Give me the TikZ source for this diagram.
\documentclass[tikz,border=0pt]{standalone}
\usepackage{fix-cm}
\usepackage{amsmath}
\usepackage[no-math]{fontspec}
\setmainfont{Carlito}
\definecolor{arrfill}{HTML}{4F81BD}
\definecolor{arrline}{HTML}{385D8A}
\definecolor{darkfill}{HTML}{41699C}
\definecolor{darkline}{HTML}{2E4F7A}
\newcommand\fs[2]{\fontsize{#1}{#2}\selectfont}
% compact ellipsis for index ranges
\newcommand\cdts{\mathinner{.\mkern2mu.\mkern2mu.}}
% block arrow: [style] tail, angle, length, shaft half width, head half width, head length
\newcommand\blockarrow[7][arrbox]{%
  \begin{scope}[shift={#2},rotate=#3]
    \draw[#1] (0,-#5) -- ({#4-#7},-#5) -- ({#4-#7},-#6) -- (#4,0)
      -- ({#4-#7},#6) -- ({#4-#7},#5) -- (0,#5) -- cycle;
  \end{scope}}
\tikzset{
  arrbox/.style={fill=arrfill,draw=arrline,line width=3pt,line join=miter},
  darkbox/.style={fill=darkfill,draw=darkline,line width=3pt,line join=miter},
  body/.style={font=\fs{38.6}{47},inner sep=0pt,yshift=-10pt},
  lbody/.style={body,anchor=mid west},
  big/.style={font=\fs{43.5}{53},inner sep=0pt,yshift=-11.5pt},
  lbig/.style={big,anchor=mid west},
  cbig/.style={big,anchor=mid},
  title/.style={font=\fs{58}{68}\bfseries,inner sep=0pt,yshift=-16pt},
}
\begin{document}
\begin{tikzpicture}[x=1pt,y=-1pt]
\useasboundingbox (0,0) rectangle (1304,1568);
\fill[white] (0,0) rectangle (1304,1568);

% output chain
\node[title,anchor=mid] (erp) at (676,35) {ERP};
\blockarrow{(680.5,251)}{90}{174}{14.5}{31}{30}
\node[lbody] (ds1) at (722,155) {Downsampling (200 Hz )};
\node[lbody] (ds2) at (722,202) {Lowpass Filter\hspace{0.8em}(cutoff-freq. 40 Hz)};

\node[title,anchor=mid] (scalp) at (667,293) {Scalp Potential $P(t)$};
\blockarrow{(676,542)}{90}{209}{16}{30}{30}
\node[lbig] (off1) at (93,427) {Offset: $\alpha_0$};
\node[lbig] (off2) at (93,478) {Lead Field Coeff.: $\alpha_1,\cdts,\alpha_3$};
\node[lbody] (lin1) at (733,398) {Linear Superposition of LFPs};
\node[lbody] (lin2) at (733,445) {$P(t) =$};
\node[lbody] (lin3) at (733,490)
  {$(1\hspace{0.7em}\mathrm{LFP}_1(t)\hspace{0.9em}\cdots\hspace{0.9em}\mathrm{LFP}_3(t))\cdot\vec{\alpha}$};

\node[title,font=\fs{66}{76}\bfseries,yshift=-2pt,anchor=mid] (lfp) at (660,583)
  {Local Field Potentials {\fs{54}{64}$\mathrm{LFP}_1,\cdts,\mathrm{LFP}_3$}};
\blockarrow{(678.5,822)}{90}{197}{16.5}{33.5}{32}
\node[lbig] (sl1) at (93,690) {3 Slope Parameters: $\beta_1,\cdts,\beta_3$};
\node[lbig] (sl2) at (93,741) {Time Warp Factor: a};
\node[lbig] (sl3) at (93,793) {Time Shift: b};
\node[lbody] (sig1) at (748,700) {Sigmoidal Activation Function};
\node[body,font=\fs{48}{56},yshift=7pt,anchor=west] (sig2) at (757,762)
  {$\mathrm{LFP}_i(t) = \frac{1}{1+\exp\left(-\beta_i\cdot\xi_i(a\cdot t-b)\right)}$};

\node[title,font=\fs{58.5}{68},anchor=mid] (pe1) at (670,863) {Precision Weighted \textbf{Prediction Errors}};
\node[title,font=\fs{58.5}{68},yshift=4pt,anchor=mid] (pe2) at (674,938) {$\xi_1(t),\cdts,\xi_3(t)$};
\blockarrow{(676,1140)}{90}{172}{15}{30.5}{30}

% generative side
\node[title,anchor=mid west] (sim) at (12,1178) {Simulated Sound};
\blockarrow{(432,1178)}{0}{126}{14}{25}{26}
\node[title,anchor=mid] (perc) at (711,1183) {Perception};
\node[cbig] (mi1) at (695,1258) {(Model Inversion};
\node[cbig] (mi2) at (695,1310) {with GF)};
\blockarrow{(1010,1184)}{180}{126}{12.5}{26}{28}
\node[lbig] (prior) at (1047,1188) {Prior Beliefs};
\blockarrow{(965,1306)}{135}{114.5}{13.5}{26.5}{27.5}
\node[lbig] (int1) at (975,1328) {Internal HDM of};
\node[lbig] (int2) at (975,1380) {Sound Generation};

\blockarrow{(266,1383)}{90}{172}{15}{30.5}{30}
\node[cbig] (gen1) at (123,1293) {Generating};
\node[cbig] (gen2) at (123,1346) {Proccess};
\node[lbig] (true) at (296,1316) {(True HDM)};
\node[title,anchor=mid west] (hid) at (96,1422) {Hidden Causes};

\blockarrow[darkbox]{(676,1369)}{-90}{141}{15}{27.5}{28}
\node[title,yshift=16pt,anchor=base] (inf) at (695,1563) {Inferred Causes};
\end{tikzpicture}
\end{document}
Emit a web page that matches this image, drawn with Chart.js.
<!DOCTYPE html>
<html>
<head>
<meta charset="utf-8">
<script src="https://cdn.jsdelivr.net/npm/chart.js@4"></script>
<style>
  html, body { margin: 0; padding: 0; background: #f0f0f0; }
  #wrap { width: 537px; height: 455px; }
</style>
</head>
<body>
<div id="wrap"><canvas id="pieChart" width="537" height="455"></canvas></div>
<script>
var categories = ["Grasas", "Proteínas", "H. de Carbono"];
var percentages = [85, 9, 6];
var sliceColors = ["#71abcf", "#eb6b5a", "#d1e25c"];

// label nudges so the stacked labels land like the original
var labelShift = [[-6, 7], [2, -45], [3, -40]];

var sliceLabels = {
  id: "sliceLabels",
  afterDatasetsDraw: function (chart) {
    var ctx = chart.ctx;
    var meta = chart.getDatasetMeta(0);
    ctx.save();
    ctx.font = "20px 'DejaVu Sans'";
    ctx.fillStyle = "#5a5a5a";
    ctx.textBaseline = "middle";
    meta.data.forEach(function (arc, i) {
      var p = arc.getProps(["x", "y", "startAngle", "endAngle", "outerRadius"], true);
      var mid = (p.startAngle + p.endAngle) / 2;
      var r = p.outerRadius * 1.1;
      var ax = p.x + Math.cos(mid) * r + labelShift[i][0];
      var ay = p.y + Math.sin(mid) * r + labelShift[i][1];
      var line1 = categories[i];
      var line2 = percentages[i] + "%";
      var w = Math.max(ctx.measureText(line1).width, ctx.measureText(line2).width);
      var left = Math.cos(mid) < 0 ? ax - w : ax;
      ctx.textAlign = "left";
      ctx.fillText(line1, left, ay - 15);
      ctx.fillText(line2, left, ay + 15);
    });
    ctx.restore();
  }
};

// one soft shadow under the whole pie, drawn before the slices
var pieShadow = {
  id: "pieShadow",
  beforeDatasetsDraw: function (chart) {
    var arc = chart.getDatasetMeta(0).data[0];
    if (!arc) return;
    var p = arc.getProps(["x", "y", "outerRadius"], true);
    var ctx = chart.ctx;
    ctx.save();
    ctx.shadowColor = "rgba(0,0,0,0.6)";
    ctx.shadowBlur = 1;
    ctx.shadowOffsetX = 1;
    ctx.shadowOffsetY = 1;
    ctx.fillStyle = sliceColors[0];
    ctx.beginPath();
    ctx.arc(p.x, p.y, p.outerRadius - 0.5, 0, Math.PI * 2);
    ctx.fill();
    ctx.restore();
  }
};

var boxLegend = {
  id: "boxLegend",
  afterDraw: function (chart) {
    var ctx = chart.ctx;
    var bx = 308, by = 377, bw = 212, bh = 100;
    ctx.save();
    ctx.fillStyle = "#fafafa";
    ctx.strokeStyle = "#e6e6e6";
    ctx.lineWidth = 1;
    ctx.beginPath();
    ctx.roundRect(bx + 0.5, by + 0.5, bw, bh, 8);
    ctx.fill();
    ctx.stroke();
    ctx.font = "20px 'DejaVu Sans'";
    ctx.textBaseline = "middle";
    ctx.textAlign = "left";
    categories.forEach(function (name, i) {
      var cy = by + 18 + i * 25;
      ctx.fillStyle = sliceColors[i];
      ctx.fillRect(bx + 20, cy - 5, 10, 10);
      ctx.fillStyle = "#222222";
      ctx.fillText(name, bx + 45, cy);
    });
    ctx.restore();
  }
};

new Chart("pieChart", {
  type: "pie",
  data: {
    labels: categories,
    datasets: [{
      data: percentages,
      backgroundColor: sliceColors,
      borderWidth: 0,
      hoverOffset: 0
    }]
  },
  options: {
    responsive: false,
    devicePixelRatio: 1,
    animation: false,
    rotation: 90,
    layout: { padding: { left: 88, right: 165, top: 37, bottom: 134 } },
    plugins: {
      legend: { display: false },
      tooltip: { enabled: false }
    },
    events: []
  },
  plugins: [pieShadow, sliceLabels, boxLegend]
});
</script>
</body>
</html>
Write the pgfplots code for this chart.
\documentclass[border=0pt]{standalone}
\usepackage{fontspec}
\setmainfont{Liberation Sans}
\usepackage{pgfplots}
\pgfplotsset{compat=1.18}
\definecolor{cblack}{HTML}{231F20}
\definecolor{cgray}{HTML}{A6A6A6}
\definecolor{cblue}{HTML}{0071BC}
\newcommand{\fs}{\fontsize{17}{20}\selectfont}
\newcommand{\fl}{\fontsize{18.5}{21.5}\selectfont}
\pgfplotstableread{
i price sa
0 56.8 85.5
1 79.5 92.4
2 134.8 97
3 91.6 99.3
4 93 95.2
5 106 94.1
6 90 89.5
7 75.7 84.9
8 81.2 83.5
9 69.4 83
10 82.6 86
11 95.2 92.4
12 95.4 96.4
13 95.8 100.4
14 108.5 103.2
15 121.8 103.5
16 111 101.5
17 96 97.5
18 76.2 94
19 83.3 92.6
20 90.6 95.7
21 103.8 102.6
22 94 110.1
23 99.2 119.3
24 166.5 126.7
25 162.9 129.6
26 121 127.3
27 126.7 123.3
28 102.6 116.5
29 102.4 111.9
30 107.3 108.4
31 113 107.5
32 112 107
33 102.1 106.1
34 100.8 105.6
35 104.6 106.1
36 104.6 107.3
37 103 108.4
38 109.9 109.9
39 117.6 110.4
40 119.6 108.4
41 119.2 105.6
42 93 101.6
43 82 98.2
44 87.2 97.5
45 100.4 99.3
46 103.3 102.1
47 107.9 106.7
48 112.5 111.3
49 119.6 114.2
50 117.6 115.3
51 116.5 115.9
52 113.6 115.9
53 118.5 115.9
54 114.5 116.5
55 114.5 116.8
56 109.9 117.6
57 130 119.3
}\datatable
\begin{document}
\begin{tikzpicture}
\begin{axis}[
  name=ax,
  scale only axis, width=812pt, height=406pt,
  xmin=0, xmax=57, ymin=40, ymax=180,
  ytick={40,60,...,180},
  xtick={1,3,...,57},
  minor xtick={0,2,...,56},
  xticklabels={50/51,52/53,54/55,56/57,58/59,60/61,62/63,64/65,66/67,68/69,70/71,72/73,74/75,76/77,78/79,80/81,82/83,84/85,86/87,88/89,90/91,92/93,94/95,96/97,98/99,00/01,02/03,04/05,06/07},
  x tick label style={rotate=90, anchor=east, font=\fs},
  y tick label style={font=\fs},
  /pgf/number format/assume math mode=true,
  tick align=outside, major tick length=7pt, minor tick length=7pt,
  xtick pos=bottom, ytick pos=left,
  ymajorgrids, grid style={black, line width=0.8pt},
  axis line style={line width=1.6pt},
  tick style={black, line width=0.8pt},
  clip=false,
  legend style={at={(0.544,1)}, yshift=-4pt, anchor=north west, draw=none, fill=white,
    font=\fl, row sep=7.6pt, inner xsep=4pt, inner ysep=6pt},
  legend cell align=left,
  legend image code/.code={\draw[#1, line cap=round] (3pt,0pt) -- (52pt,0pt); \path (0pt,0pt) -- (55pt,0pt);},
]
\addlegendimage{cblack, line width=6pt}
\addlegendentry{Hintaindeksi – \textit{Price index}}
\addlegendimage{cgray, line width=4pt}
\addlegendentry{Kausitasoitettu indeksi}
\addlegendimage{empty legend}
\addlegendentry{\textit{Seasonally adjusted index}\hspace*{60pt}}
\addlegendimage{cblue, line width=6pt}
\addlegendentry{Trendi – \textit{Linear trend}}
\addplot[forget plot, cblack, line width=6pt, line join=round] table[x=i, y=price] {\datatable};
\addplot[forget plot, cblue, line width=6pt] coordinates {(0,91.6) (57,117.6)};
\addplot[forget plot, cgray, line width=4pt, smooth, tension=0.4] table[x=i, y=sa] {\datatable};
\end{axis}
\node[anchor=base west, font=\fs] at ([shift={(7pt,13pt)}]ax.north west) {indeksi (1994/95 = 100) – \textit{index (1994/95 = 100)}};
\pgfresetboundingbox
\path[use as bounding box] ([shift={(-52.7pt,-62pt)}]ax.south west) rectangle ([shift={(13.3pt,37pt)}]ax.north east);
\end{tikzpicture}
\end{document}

+===+

Give the number of lines above that hold the word "drawn", and nothing more.

» **Full answer**
2